The result of the operation is stored in the destination operand.
For example, the instruction add sums the values in the destination and the source operands and stores this result in the destination operand.
The destination operand is always a register, whereas the source operand may be a register or a literal number.
This is a list of instructions your program must support:
| opcode | operation performed |
|---|---|
mov | destination := source |
add | destination := destination + source |
sub | destination := destination - source |
mul | destination := destination * source |
div | destination := destination / source |
xor | destination := destination ^^^ source |
and | destination := destination &&& source |
or | destination := destination ||| source |
shl | destination := destination <<< source |
shr | destination := destination >>> source |
Other than those, your program must support the two-operand cmp instruction.

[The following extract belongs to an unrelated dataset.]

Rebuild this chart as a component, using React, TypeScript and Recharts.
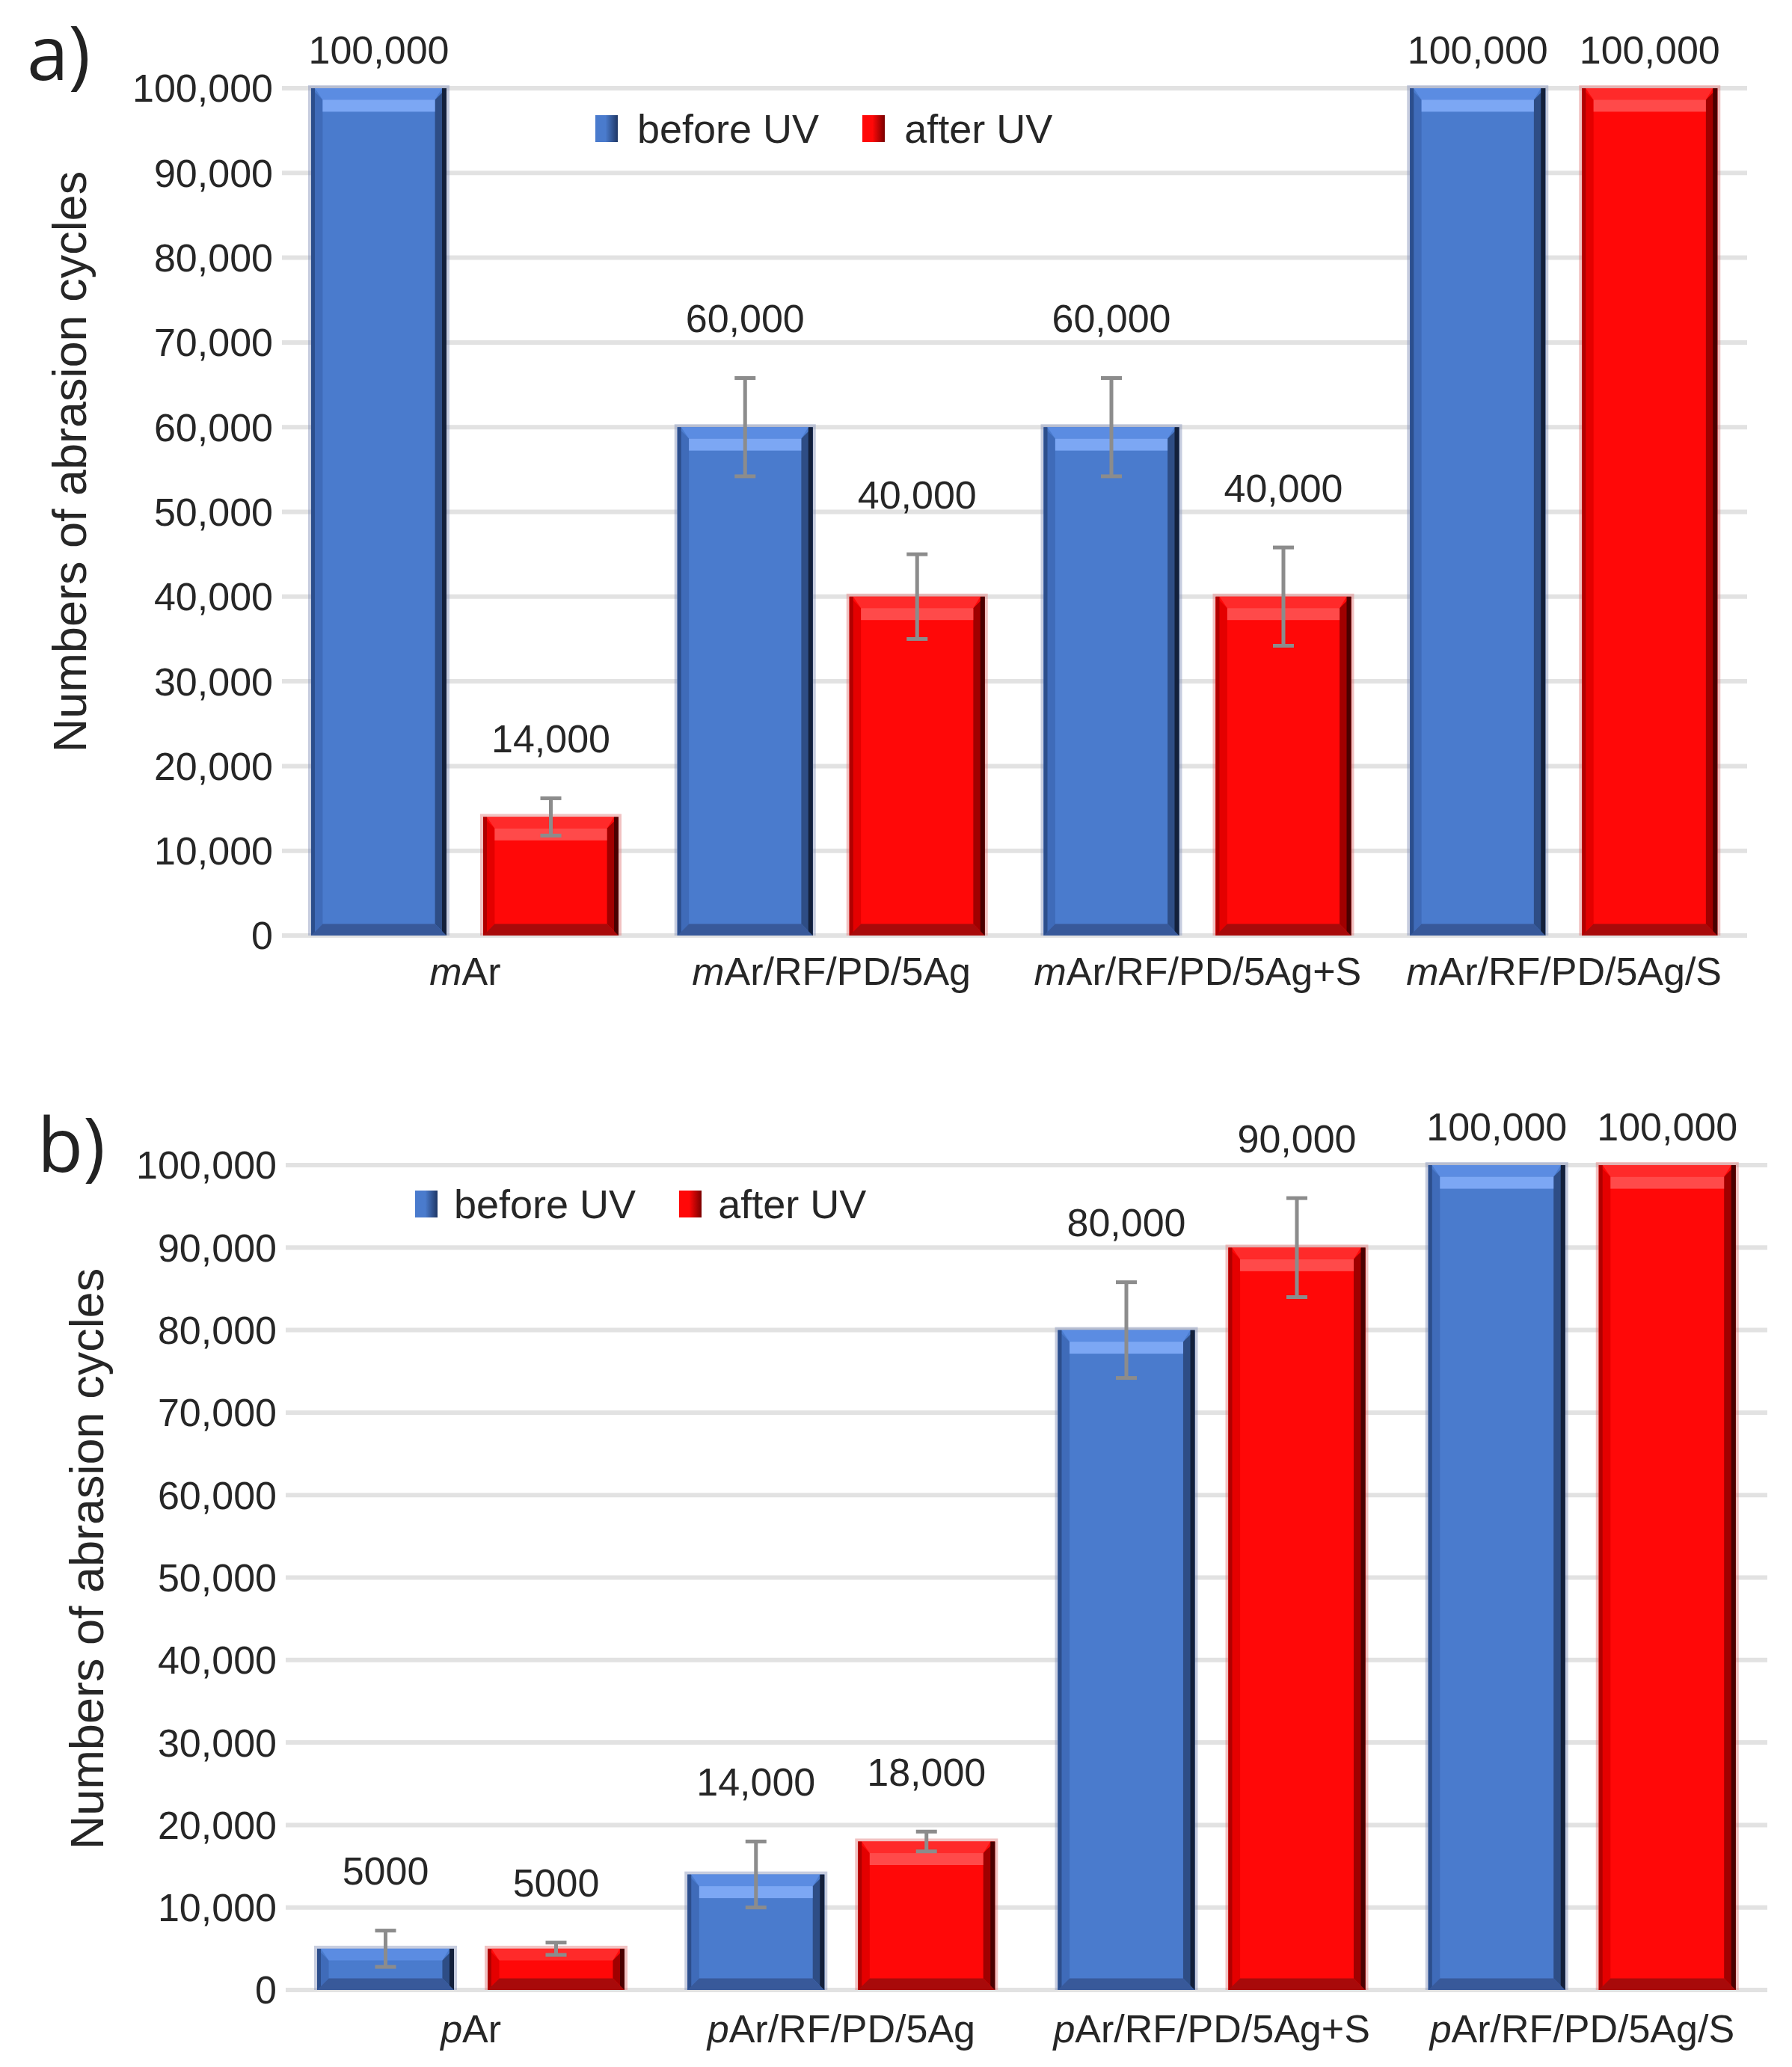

This instruction does not modify any register, but instead compares the destination and the source operands and sets an internal state of the program to one of three options:
destination > sourcedestination == sourcedestination < sourceHow you keep track internally of this state is up to you.
There are some instructions that alter the flow of the program, transferring execution to another point of the code. They are called jumping instructions.
They all take just one operand, which is a label that indicates the target of the jump, i.e., the point of the code where execution will continue:
<opcode> <label>The jmp instruction always makes the jump to the target label.
Other jumping instructions make the jump only if the internal state of the program is set to a specific value.
This means they are usually preceded by a cmp instruction.
Those are the jumping instructions your program must support:
| instruction | operation performed |
|---|---|
jmp | unconditional jump. The jump is always performed |
je | jumps if the internal state is equal |
jl | jumps if the internal state is less than |
jg | jumps if the internal state is greater than |
Instruction opcodes, be they two-operand or one-operand, are case-insensitive.
This means that add, ADD and aDd all refer to the same instruction.